Ultimately, with regard to sustainability and environmental-friendliness in fashion, what matters most is being wholly aware of what you’re buying, where it’s made and WHO makes it. As long as you’re conscious of that, and you make choices based on that knowledge, you’re doing the right thing. You know…trying not to buy things just for one or two occasions, or because it’s trendy – buying things that you love, and you know you’ll wear a lot… The key is knowing the TRUE cost of the items you’re buying, and making sure that you get the most value out of the item for both the dollar amount that you paid + the environmental/human costs involved in producing it.
What’s your shopping strategy lately? How has it changed over time?
Love that skirt! But I don’t want to shop at F21 (now that I’m at my goal weight) so I’ll search elsewhere for a fun geometric pattern maxi skirt (or dress – one I outgrew had a great OpArt pattern and I miss it!)

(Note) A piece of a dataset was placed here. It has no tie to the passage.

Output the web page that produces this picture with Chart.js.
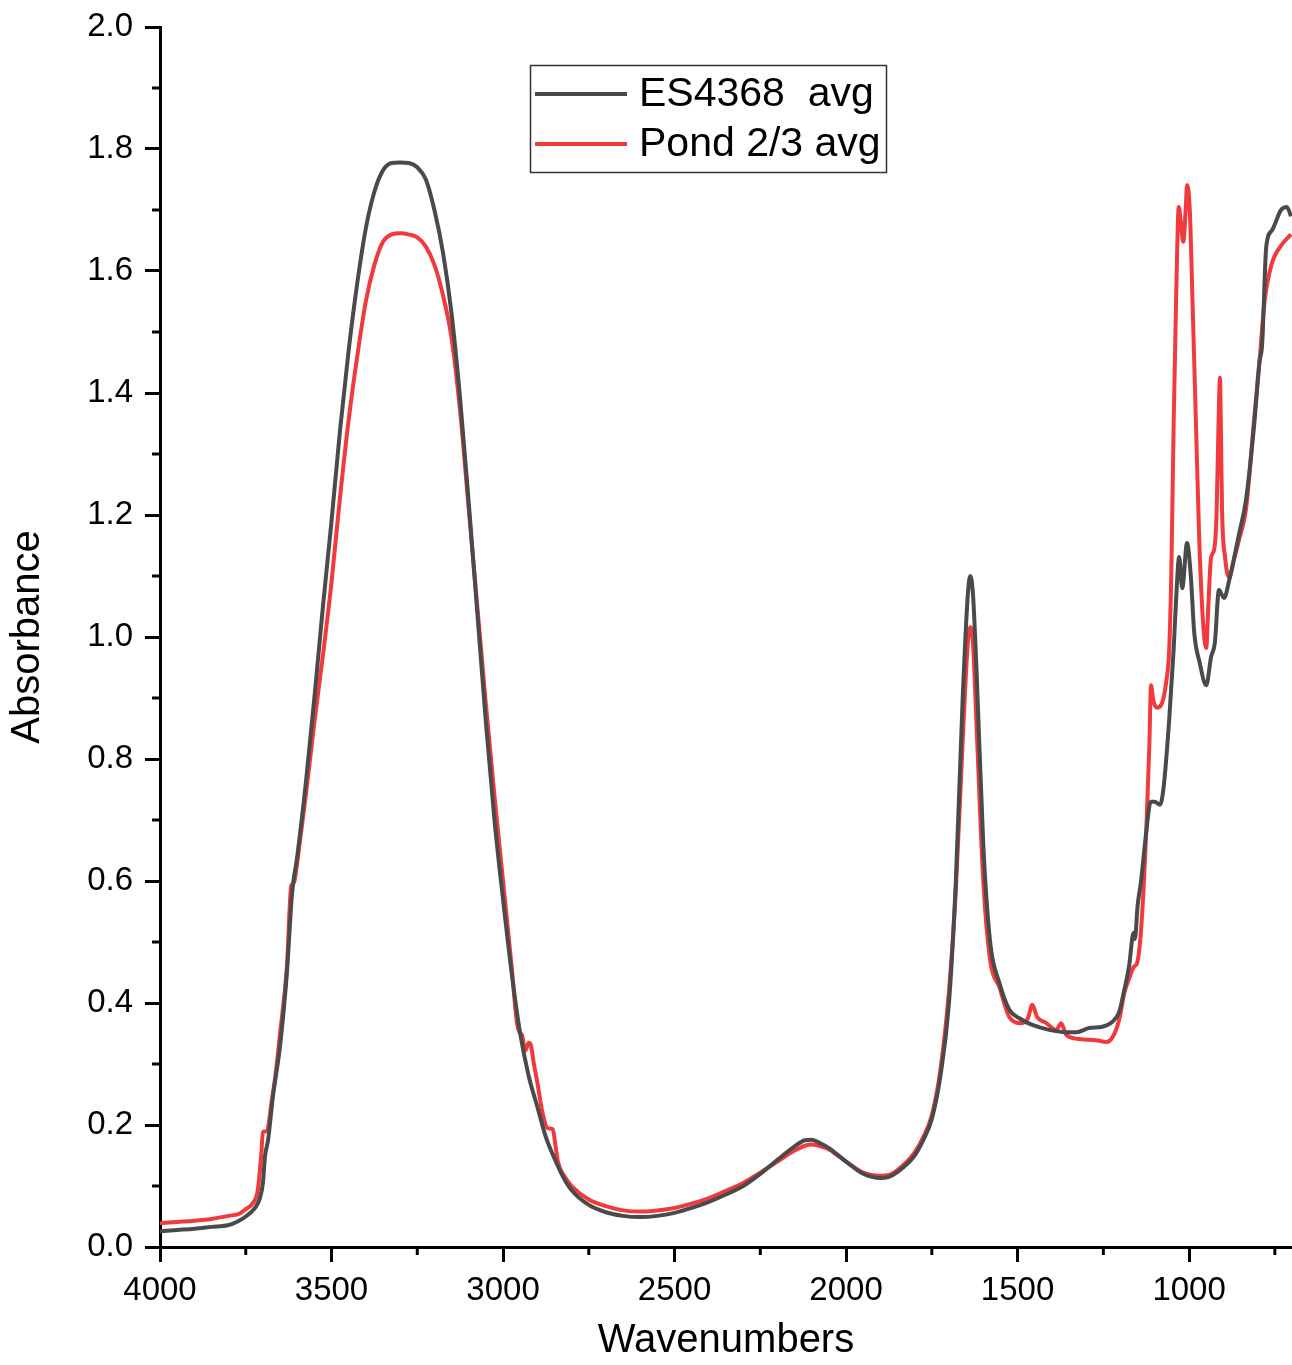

During my ~9 months of weight loss, Goodwill and other thrift stores were my friend. I got by on a very limited wardrobe (thankfully work is business casual) and changing up the look with accessories I already had) While I’m tempted to go crazy shopping now, I’m still in thrift store mode and trying to stick to a shopping list/wardrobe plan before spending money….
I also think mix and match is a great (sustainable) shopping tactic. However, given the horrendous incident in Bangladesh recently, all stores that have not signed the agreement to (minimally!) protect their workers are off my shopping list. H&M is one of them I think, and ZARA etc I am not sure.
As Kelly said, thrift stores are I think a great alternative for buying cheap, sustainably and high quality clothes.
First off, I have to say how much I LOVE the way you paired your denim shirt with the maxi skirt. I think this TOTALLY shows off your waist and is very flattering! (Hey, if I’m going to complain, I’d better tell you when I like it, right? 😉 ) And second, I love your bangs just a little longer and pushed off to the side…SO cute on you! Now, to the bones of the subject: I have completely come around to your way of thinking about buying American-made garments with longer sustainability because I know where my dollar is going and that it’s not supporting sweat-shops in another country (I’ve stopped shopping at GAP and it’s affiliates completely due to their refusal to sign the Bangladesh agreement). People are worth more to me than anything, so I have to put my money where my mouth is, even if that means spending more and buying less (and isn’t it about time for me to do that anyway???). Love this post, Grechen!!!